ND : In addition to being a composer, you are a singer yourself. You’ve written quite a lot for the voice: choral works, solo and ensemble works, and now an opera. The three vocal works of yours that I have performed are all characterized by extremely slow and dramatically leaping lines that test a singer’s breath control, vocal range, and ability to span vocal registers smoothly. How much of a role do these challenges play in shaping the expressivity that emerges? What impulse has led you to creating this particular type of expressivity in the voice? How much of a role has your own voice played in the creation of your vocal writing?
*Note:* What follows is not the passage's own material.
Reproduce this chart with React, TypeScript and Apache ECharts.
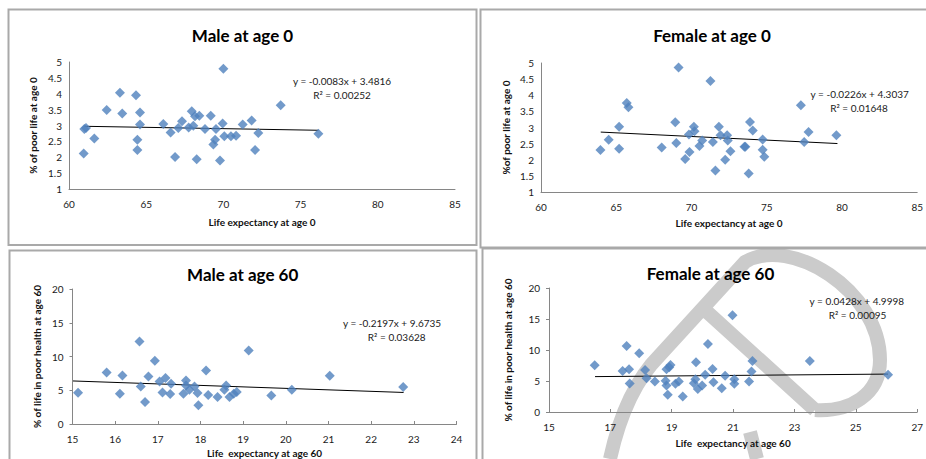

TS : In some sense, I’m certain that everything I write is a response to my relationship to the voice as my primary instrument and, in particular, my relationship to melody as the traditional vehicle for a classically-trained vocalist. As a composer, I always find myself wrestling with the power that melody has to manipulate and I feel a responsibility to deeply consider whether and how to incorporate lyrical material. The dramatically leaping lines that characterize much of my recent music are due to my attempts to bring my lines into three-dimensional relief. I have been very heavily influenced by Webern in this regard.
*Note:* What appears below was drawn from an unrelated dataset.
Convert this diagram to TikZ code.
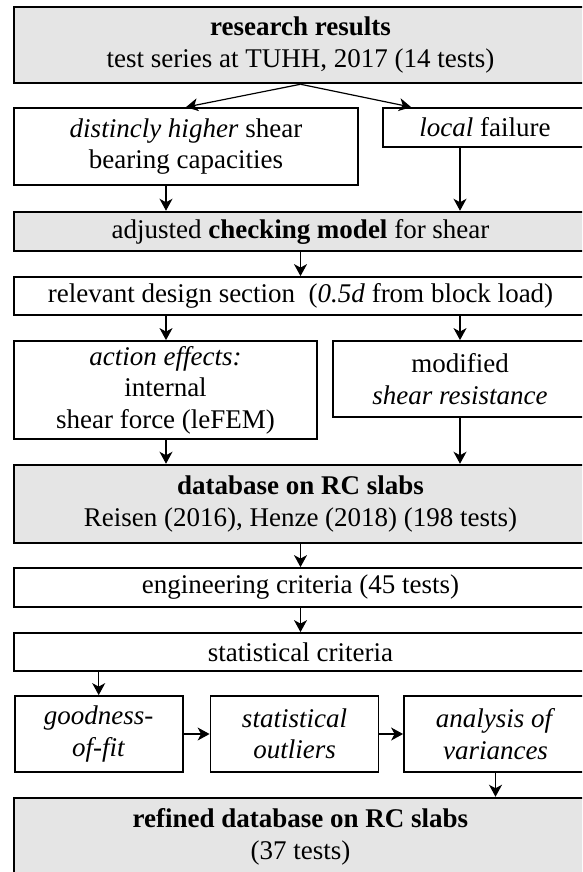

More generally, I believe that testing the limits of a performer’s instrument and individual abilities creates a very special environment for expressivity, imbuing a work with tension, drama, and fragility. Music that asks so much also asks for a very high level of commitment to the work, trust in the performer’s and composer’s abilities, and a willingness by all involved to risk failure. I also think that breath and other physical mechanisms are so personal that incorporating them in a very conscious way into music creates new levels of connection — between a performer and the work, audience and performer, and, as a result, the audience and the music.
ND : The other works on our program for November 16th explore various roles for the voice within an ensemble setting. In Coïgitum, Richard Barrett asks the voice to take the role of sonic backdrop against which the instruments interact, drawing the audience’s ear into the piece without dominating the texture or even taking an equal role within the texture; and in Pablo Chin’s Si Chavela Met Matta, the vocalist retains her classic role as story-teller while the instrumentalists live their own protagonistic life beside her. What role does the voice play in the ensemble setting of “no stars”? Is this role consistent throughout your works for voice?
TS : The majority of the libretto for The Golden Ass is written in English. In "no stars", the flute is the primary declaimer of the English text, and yet the nature of vocalizing flute means that the listener rarely hears the text clearly. At the same time, the voice, moving in and out of the forefront, frequently echoes and presages translations of the English text in other languages whose cultures have retained some descendant version of the Psyche/Cupid myth within their storytelling traditions. The story is consistently obscured.
The way I treat the voice is always dependent on how I feel about a particular text. I love poetry, so sometimes I want the words I’m setting to be salient, while at other times I only want to create a musical atmosphere for the world created by the poem. Sometimes I think the best settings point to a text rather than declaiming the text directly. The best texts don’t need music, but music can talk about poetry in a way that words often can’t.